Dr Bernadine Jones

Lecturer of Media Studies

Dr Bernadine Jones is a Lecturer in Media Studies at the Centre for Film and Media Studies, UCT. Since graduating from her PhD at UCT in 2018, Dr Jones has worked in a range of universities, most recently as programme director for journalism in Stirling University, before returning home to CFMS. Her work sits at the intersection of visual journalism, semiotics, and African media studies, examining how meaning, power, and ideology are produced through images. She is especially interested in how visuals do political work: how these images persuade, exclude, mythologise, and sometimes mislead in a variety of contexts.

Her scholarship combines social semiotic theory with close, critical analysis of visual texts, and increasingly explores the implications of Generative AI and visual technologies for society.
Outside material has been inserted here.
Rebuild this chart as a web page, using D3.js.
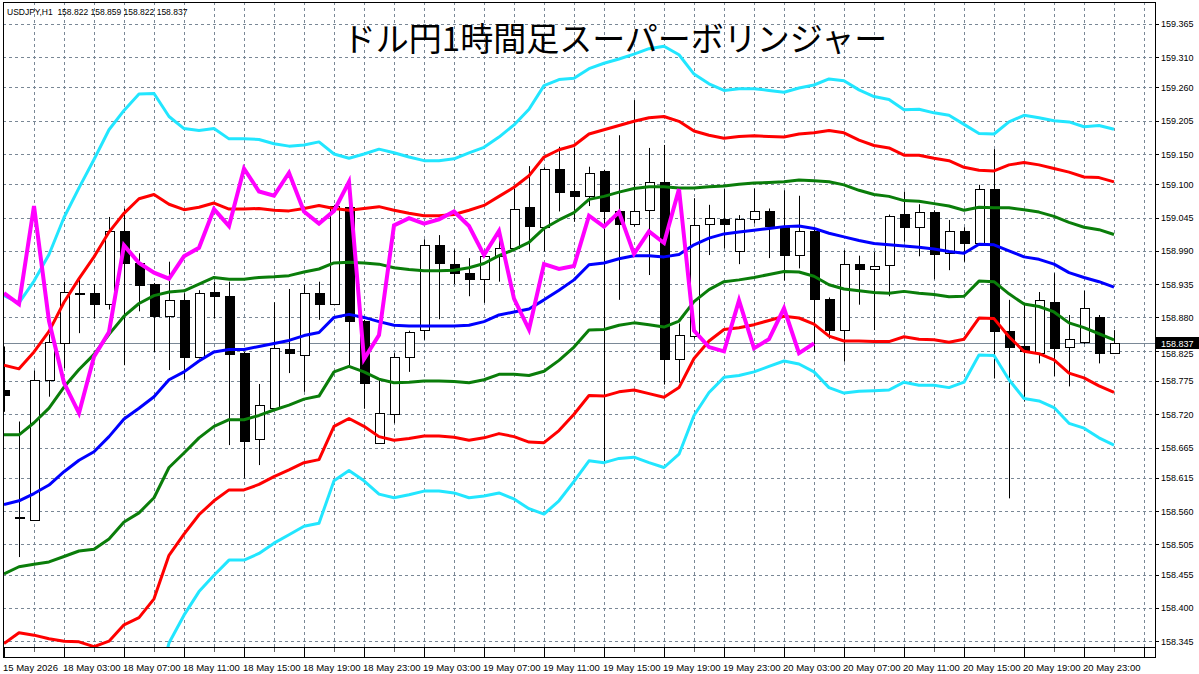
<!DOCTYPE html>
<html><head><meta charset="utf-8">
<script src="https://cdn.jsdelivr.net/npm/d3@7/dist/d3.min.js"></script>
<style>html,body{margin:0;padding:0;background:#fff;overflow:hidden}svg{display:block}</style>
</head><body>
<svg id="chart" width="1199" height="674"></svg>
<script>
// ---------- data ----------
const symbolInfo = "USDJPY,H1  158.822 158.859 158.822 158.837";
const chartTitle = "ドル円1時間足スーパーボリンジャー";
const lastPrice = 158.837;
const lagShift = 20; // lagging span: close shifted back

const opens = [158.760,158.551,158.546,158.777,158.838,158.921,158.920,158.902,159.023,158.970,
158.935,158.882,158.909,158.815,158.922,158.915,158.821,158.679,158.731,158.827,
158.818,158.921,158.902,159.062,158.874,158.673,158.720,158.815,158.859,158.999,
158.969,158.954,158.944,158.981,158.994,159.062,159.030,159.125,159.089,159.080,
159.122,159.055,159.035,159.057,159.104,158.811,158.849,159.035,159.043,158.989,
159.042,159.055,159.029,158.983,159.023,158.911,158.859,158.969,158.960,158.967,
159.051,159.030,159.054,158.986,159.023,159.003,159.092,158.858,158.833,158.822,
158.906,158.831,158.840,158.880,158.822];
const highs = [158.832,158.708,158.792,158.852,158.939,158.942,158.935,159.046,159.060,158.986,
158.937,158.972,158.920,158.925,158.939,158.939,158.823,158.770,158.905,158.927,
158.934,158.939,159.066,159.065,158.876,158.777,158.821,158.858,159.009,159.016,
158.992,158.978,158.983,159.024,159.093,159.130,159.128,159.162,159.160,159.129,
159.124,159.181,159.239,159.160,159.165,158.870,159.077,159.066,159.092,159.049,
159.093,159.060,159.090,159.081,159.026,158.913,158.991,158.982,158.988,159.050,
159.088,159.067,159.057,159.041,159.029,159.099,159.158,158.909,158.901,158.922,
158.953,158.884,158.924,158.884,158.859];
const lows = [158.724,158.484,158.546,158.749,158.796,158.854,158.878,158.893,158.801,158.890,
158.823,158.793,158.777,158.812,158.878,158.669,158.614,158.636,158.731,158.788,
158.757,158.876,158.900,158.801,158.729,158.671,158.705,158.790,158.843,158.877,
158.935,158.915,158.904,158.939,158.992,158.989,158.989,159.055,159.038,159.064,
158.642,158.909,159.030,158.950,158.769,158.772,158.845,158.983,158.994,158.968,
159.035,158.978,158.941,158.961,158.823,158.845,158.807,158.901,158.859,158.915,
159.005,158.981,158.943,158.958,158.972,158.999,158.779,158.581,158.741,158.804,
158.783,158.766,158.836,158.804,158.822];
const closes = [158.751,158.549,158.777,158.840,158.922,158.920,158.902,159.023,158.970,158.933,
158.882,158.908,158.814,158.921,158.916,158.820,158.676,158.735,158.829,158.821,
158.920,158.902,159.064,158.874,158.772,158.722,158.815,158.856,158.999,158.970,
158.954,158.944,158.981,158.995,159.059,159.031,159.126,159.088,159.081,159.119,
159.055,159.035,159.056,159.104,158.811,158.851,159.032,159.044,159.035,159.042,
159.055,159.031,158.983,159.023,158.911,158.860,158.968,158.960,158.965,159.048,
159.030,159.054,158.985,159.022,159.003,159.092,158.858,158.831,158.824,158.908,
158.829,158.844,158.895,158.821,158.837];

// Bollinger middle line (21 SMA) and one-sigma width
const midBand = [158.571,158.577,158.589,158.603,158.625,158.644,158.658,158.683,158.712,158.730,
158.749,158.777,158.790,158.808,158.823,158.827,158.827,158.832,158.837,158.842,
158.850,158.855,158.880,158.885,158.880,158.873,158.867,158.866,158.866,158.866,
158.866,158.867,158.873,158.884,158.889,158.894,158.909,158.925,158.942,158.967,
158.970,158.977,158.982,158.982,158.980,158.984,159.000,159.011,159.018,159.021,
159.024,159.027,159.030,159.031,159.027,159.019,159.013,159.007,159.002,159.000,
158.998,158.996,158.993,158.989,158.986,159.001,159.000,158.990,158.980,158.976,
158.968,158.954,158.946,158.939,158.930];
const sigma = [0.115,0.109,0.117,0.127,0.140,0.150,0.161,0.169,0.170,0.173,
0.167,0.145,0.134,0.127,0.123,0.116,0.116,0.114,0.110,0.107,
0.105,0.105,0.090,0.086,0.090,0.095,0.095,0.093,0.091,0.091,
0.092,0.095,0.096,0.098,0.103,0.110,0.118,0.116,0.111,0.108,
0.110,0.110,0.111,0.114,0.116,0.110,0.094,0.085,0.079,0.079,
0.078,0.076,0.074,0.076,0.079,0.085,0.086,0.083,0.081,0.080,
0.075,0.076,0.075,0.075,0.071,0.061,0.061,0.071,0.078,0.078,
0.079,0.083,0.083,0.086,0.087];

const yTickLabels = ["159.365","159.310","159.260","159.205","159.150","159.100","159.045","158.990","158.935","158.880",
"158.825","158.775","158.720","158.665","158.615","158.560","158.505","158.455","158.400","158.345"];
const timeLabels = ["15 May 2026","18 May 03:00","18 May 07:00","18 May 11:00","18 May 15:00","18 May 19:00","18 May 23:00",
"19 May 03:00","19 May 07:00","19 May 11:00","19 May 15:00","19 May 19:00","19 May 23:00","20 May 03:00","20 May 07:00",
"20 May 11:00","20 May 15:00","20 May 19:00","20 May 23:00"];
const timeLabelBars = [0,4,8,12,16,20,24,28,32,36,40,44,48,52,56,60,64,68,72];

const bandDefs = [
  {k: 3, color: "#22e6ff"}, {k: -3, color: "#22e6ff"},
  {k: 2, color: "#ff0000"}, {k: -2, color: "#ff0000"},
  {k: 1, color: "#0a7d0a"}, {k: -1, color: "#0a7d0a"},
  {k: 0, color: "#0000ff"}
];

// ---------- layout ----------
const W = 1199, H = 674;
const plot = {left: 3, right: 1155, top: 2, bottom: 647};
const svg = d3.select("#chart");
const x = d3.scaleLinear().domain([0, 74]).range([4, 1114]);
const y = d3.scaleLinear().domain([158.345, 159.150]).range([641.2, 154]);
const px = v => Math.round(v) + 0.5;

svg.append("rect").attr("width", W).attr("height", H).attr("fill", "#fff");
svg.append("defs").append("clipPath").attr("id", "clip")
  .append("rect").attr("x", plot.left + 1).attr("y", plot.top + 1)
  .attr("width", plot.right - plot.left - 1).attr("height", plot.bottom - plot.top - 1);

const gridColor = "#7a8896";
const grid = svg.append("g");
yTickLabels.forEach(t => {
  const yy = px(y(+t));
  grid.append("line").attr("x1", plot.left).attr("x2", plot.right).attr("y1", yy).attr("y2", yy)
    .attr("stroke", gridColor).attr("stroke-width", 1).attr("stroke-dasharray", "3,3");
});
for (let i = 2; i <= 76; i += 2) {
  const xx = px(x(i));
  grid.append("line").attr("x1", xx).attr("x2", xx).attr("y1", plot.top).attr("y2", plot.bottom)
    .attr("stroke", gridColor).attr("stroke-width", 1).attr("stroke-dasharray", "3,3");
}

// current price line
svg.append("line").attr("x1", plot.left).attr("x2", plot.right)
  .attr("y1", px(y(lastPrice))).attr("y2", px(y(lastPrice)))
  .attr("stroke", "#7a8896").attr("stroke-width", 1);

const main = svg.append("g").attr("clip-path", "url(#clip)");

// candles
const bars = d3.range(opens.length);
const cg = main.append("g");
cg.selectAll("line.wick").data(bars).join("line").attr("class", "wick")
  .attr("x1", i => px(x(i))).attr("x2", i => px(x(i)))
  .attr("y1", i => y(highs[i])).attr("y2", i => y(lows[i]))
  .attr("stroke", "#000").attr("stroke-width", 1);
cg.selectAll("rect.body").data(bars).join("rect").attr("class", "body")
  .attr("x", i => Math.round(x(i)) - 4 + 0.5)
  .attr("width", 9)
  .attr("y", i => Math.round(y(Math.max(opens[i], closes[i]))) + 0.5)
  .attr("height", i => Math.max(1, Math.round(y(Math.min(opens[i], closes[i]))) - Math.round(y(Math.max(opens[i], closes[i])))))
  .attr("fill", i => closes[i] >= opens[i] ? "#fff" : "#000")
  .attr("stroke", "#000").attr("stroke-width", 1);

// bands
const line = d3.line().x((d, i) => x(i)).y(d => y(d));
bandDefs.forEach(b => {
  const vals = midBand.map((m, i) => m + b.k * sigma[i]);
  main.append("path").attr("d", line(vals)).attr("fill", "none")
    .attr("stroke", b.color).attr("stroke-width", 3).attr("stroke-linejoin", "round");
});

// lagging span
const lagging = closes.slice(lagShift);
main.append("path").attr("d", line(lagging)).attr("fill", "none")
  .attr("stroke", "#ff00ff").attr("stroke-width", 4).attr("stroke-linejoin", "miter");

// frame
svg.append("rect").attr("x", plot.left + 0.5).attr("y", plot.top + 0.5)
  .attr("width", plot.right - plot.left).attr("height", plot.bottom - plot.top)
  .attr("fill", "none").attr("stroke", "#000").attr("stroke-width", 1);
// time strip
svg.append("rect").attr("x", plot.left + 0.5).attr("y", plot.bottom + 0.5)
  .attr("width", plot.right - plot.left).attr("height", 10)
  .attr("fill", "none").attr("stroke", "#000").attr("stroke-width", 1);

// time axis ticks & labels
const tg = svg.append("g");
for (let i = 0; i <= 76; i += 2) {
  const xx = px(x(i));
  const major = i % 4 === 0;
  tg.append("line").attr("x1", xx).attr("x2", xx)
    .attr("y1", plot.bottom + 1).attr("y2", major ? plot.bottom + 10 : plot.bottom + 5)
    .attr("stroke", major ? "#000" : "#666").attr("stroke-width", 1);
}
timeLabels.forEach((t, j) => {
  tg.append("text").attr("x", x(timeLabelBars[j]) - 1).attr("y", 671)
    .attr("font-family", "'Liberation Sans', Arial, sans-serif").attr("font-size", "9.5px")
    .attr("fill", "#000").text(t);
});

// price axis
const ly = y(lastPrice);
const boxTop = Math.round(ly) - 6, boxH = 12;
const ag = svg.append("g");
yTickLabels.forEach(t => {
  const yy = y(+t);
  ag.append("line").attr("x1", plot.right).attr("x2", plot.right + 4)
    .attr("y1", px(yy)).attr("y2", px(yy)).attr("stroke", "#000");
  // keep the label clear of the current-price box
  let base = yy + 3.5;
  if (Math.abs(yy - ly) < 10) base = yy > ly ? boxTop + boxH + 8 : boxTop - 1;
  ag.append("text").attr("x", 1161).attr("y", base)
    .attr("font-family", "'Liberation Sans', Arial, sans-serif").attr("font-size", "9px")
    .attr("fill", "#000").text(t);
});
// current price box
ag.append("rect").attr("x", plot.right + 1).attr("y", boxTop).attr("width", 43).attr("height", boxH).attr("fill", "#000");
ag.append("text").attr("x", 1161).attr("y", ly + 3.5)
  .attr("font-family", "'Liberation Sans', Arial, sans-serif").attr("font-size", "9px")
  .attr("fill", "#fff").text(lastPrice.toFixed(3));

// header & title
svg.append("text").attr("x", 7).attr("y", 15)
  .attr("font-family", "'Liberation Sans', Arial, sans-serif").attr("font-size", "8.5px")
  .attr("fill", "#000").attr("xml:space", "preserve").style("white-space", "pre").text(symbolInfo);
svg.append("text").attr("x", 615).attr("y", 51).attr("text-anchor", "middle")
  .attr("font-family", "'Noto Sans CJK JP', 'Noto Sans CJK SC', sans-serif").attr("font-size", "33px")
  .attr("fill", "#000").text(chartTitle);
</script>
</body></html>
Her first monograph tracked the first five free elections in South Africa on television news, and she has published on government social media communication, news representation, semiotic methods, and most recently the history of South African television news.

She teaches and supervises projects on multimedia journalism, political communication, media production, and media writing and editing, all with an emphasis on visual storytelling and reflective practice.

She is currently involved in two contrasting research projects: developing a network of political communication scholars to debate the Africanisation of media/state relations models, and interrogating how Generative AI "sees" second order mythology in multimodal AI models and the ramifications of this simulacra.